Al-Monitor’a konuşan Sezer, Rusya’nın mutabakata atıf yapmak suretiyle Suriye ordusunu sınırlara çıkarmanın yanı sıra Suriye’nin yeniden inşası ve Akdeniz’deki enerji rekabetinde Türkiye’yi kendi planlarına dâhil etme amacı güttüğünü söylüyor: “Biz Rusya için daha elverişli bir ortağız. Suriye'nin yeniden imarında siyaseten Rusya'nın eli çok güçlü ama Türk müteahhitlerini ve ürünlerini kullanmadan bir şey yapamaz. O yüzden hep bu havucu gösteriyor. Çin ile rekabet şansı ancak bizim sayemizde mümkün. Bu nedenle önümüzdeki süreçte Erdoğan’ın fırsatlara odaklanmasını sağlamaya çalışacaktır. Türkiye ekonomisinin içerisinde bulunduğu açmazdan çıkış olarak bu yolu gösterecektir. Bu nedenle Esad ile barışa giden yolun taşlarını döşüyor. Şimdi Soçi Mutabakatı ile Fırat’ın doğusunda Esad ile yeniden komşu olduk. Bunun yanı sıra Rusya, Suriye'deki ağırlığını kullanarak Doğu Akdeniz’de etki alanını genişletmeyi hedefliyor. Akkuyu nükleer santrali için verdiğimiz özel liman ve denizcilik imtiyazları çerçevesinde bölgede Türkiye ile Suriye arasındaki işbirliğinin gelişmesini de hedefliyor. Türkiye ile yapacağı doğalgaz ve petrol aramaları bu işin ‘havuç’ tarafını oluşturuyor. Rusya, Kıbrıs’taki Batı varlığından rahatsız. Enerji alanında da Doğu Akdeniz kaynaklı bir rekabeti önlemeye çalışıyor. Türkiye bu konuda hem Mavi Akım hem de Türk Akımı projeleriyle çok güvenilir bir partner.”

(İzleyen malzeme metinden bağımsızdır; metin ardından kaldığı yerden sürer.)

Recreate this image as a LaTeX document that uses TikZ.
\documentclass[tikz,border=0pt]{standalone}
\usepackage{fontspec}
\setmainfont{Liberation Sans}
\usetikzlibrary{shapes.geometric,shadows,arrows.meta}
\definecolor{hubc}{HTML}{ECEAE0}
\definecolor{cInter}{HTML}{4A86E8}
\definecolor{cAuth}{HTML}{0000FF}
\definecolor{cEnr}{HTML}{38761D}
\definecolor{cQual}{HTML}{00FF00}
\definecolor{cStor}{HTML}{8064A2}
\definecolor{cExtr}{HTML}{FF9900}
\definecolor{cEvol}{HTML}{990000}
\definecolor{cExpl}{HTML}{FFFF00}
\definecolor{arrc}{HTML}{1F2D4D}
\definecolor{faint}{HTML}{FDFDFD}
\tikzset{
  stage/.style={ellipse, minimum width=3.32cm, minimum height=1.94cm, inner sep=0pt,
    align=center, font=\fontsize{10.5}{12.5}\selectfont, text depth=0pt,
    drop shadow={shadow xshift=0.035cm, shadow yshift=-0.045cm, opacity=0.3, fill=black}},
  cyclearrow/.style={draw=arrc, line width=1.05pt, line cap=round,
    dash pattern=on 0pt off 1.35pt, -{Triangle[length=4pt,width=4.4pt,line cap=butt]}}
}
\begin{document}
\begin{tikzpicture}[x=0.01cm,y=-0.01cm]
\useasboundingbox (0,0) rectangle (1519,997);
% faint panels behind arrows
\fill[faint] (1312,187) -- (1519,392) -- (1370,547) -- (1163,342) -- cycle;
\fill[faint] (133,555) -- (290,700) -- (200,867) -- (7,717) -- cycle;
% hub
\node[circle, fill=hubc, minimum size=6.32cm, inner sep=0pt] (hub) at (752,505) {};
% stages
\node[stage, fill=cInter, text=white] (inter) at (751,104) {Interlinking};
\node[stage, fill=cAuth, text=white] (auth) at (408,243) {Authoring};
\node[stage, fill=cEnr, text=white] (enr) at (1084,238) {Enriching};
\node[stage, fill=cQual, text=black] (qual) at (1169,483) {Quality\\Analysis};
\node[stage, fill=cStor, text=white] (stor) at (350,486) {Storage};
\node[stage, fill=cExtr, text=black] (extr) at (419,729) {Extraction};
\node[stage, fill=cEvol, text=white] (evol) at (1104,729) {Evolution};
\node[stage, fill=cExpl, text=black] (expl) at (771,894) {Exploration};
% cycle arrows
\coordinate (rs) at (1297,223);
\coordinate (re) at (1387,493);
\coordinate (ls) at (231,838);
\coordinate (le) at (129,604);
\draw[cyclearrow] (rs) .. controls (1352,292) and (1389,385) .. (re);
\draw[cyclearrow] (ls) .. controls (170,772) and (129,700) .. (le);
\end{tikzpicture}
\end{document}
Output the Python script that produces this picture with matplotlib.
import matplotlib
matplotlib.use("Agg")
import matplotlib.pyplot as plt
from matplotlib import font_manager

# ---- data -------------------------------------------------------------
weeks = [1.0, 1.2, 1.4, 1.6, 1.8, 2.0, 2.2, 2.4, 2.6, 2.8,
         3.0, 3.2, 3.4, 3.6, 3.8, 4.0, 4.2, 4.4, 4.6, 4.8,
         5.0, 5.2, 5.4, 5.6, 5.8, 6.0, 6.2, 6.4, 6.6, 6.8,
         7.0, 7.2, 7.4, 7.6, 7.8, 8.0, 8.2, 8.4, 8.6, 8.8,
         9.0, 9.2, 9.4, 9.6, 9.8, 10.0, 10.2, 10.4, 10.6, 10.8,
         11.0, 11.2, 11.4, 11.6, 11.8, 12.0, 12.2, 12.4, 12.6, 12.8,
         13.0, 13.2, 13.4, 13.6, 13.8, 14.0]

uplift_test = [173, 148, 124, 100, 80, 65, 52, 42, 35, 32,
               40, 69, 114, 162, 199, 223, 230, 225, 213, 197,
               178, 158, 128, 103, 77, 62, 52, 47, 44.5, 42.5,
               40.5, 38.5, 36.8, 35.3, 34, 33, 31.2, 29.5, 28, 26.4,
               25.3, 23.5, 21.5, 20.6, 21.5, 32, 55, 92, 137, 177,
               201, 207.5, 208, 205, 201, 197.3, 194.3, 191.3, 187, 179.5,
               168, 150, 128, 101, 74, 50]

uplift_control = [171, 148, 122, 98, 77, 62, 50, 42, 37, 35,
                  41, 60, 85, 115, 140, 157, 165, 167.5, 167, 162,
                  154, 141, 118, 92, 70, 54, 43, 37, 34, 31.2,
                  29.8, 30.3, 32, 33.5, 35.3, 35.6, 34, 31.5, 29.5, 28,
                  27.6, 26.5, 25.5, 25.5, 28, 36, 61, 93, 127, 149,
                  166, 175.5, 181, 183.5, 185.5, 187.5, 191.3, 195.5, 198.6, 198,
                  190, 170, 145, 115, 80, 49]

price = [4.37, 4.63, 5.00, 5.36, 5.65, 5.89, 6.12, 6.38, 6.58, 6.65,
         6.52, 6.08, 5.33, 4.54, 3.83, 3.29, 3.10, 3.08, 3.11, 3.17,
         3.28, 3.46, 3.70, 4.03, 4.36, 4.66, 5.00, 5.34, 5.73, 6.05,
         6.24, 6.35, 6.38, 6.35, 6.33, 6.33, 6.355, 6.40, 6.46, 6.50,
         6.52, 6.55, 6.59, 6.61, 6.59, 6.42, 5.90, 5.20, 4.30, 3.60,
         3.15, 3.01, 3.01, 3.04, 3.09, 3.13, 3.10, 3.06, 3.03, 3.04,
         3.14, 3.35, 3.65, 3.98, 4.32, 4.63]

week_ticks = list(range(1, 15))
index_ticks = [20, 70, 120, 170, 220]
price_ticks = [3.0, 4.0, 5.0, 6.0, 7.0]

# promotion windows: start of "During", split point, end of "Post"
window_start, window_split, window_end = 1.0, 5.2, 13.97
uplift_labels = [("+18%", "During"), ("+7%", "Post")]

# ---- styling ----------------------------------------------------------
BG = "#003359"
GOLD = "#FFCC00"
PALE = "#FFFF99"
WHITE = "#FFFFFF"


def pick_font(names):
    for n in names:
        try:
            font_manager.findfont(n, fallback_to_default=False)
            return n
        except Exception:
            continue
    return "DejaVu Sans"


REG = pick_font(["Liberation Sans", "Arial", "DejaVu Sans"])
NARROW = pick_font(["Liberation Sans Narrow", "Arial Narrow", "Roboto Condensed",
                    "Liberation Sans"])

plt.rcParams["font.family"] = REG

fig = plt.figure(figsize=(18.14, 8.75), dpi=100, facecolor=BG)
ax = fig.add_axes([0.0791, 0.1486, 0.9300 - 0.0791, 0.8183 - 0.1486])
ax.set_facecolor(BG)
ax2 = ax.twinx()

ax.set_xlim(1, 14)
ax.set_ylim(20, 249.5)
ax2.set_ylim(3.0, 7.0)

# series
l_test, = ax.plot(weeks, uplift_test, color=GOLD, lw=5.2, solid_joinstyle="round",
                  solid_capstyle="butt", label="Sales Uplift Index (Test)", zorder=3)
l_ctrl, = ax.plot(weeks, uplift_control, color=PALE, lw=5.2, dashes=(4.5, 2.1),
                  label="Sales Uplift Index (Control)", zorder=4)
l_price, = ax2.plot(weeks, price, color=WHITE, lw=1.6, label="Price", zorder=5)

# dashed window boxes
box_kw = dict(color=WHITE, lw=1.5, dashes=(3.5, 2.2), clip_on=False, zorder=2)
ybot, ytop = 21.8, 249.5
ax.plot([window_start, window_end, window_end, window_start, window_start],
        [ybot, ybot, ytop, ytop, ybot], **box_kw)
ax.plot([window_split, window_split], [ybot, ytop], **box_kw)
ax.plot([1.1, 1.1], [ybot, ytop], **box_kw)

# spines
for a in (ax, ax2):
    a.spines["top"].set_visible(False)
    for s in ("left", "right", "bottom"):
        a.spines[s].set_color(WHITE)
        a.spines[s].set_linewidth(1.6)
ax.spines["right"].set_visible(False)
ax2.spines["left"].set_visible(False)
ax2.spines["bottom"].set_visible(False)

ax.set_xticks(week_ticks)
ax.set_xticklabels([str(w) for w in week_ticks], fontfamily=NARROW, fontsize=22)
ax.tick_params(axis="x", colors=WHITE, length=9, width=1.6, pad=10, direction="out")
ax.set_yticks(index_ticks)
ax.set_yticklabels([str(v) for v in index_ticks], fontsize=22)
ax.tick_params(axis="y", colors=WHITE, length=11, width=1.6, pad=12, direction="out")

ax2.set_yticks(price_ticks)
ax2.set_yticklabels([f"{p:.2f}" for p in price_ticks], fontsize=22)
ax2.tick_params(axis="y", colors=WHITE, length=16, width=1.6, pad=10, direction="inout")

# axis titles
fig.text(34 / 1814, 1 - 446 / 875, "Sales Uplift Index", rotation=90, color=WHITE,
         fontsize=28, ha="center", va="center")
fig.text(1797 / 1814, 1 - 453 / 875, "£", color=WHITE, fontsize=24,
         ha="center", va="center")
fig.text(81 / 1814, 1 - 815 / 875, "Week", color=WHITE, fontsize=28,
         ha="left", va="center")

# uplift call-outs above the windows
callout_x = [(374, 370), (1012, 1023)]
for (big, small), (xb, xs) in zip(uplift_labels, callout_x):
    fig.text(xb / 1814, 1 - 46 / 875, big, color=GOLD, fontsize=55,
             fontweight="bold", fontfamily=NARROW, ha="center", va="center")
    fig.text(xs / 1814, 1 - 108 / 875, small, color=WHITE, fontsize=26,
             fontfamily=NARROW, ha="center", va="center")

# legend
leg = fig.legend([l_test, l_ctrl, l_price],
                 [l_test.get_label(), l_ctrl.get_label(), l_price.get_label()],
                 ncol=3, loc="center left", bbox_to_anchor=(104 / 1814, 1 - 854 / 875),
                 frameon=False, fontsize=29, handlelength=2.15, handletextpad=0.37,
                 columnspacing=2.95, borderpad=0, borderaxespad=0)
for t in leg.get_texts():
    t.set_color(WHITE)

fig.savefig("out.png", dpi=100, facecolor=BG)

Türkiye’de muhalefet partileri de Şam ile barışın yolunu açıp Türkiye’yi bataklıktan çıkartması bakımından Adana Mutabakatı’nın kullanışlı bir çapa olabileceğini düşünüyor ve hükümeti bu konuda teşvik ediyor. Fakat Erdoğan, Putin’le sağladığı Soçi mutabakatına rağmen ABD-NATO oyun planından tam olarak kopmuş değil. Belki taraflar günün sonunda lafı Adana Mutabakatı’yla açıp masadan mevcut duruma yanıt veren yeni bir anlaşmayla kalkacak. İllâki olacak ama zaman meselesi.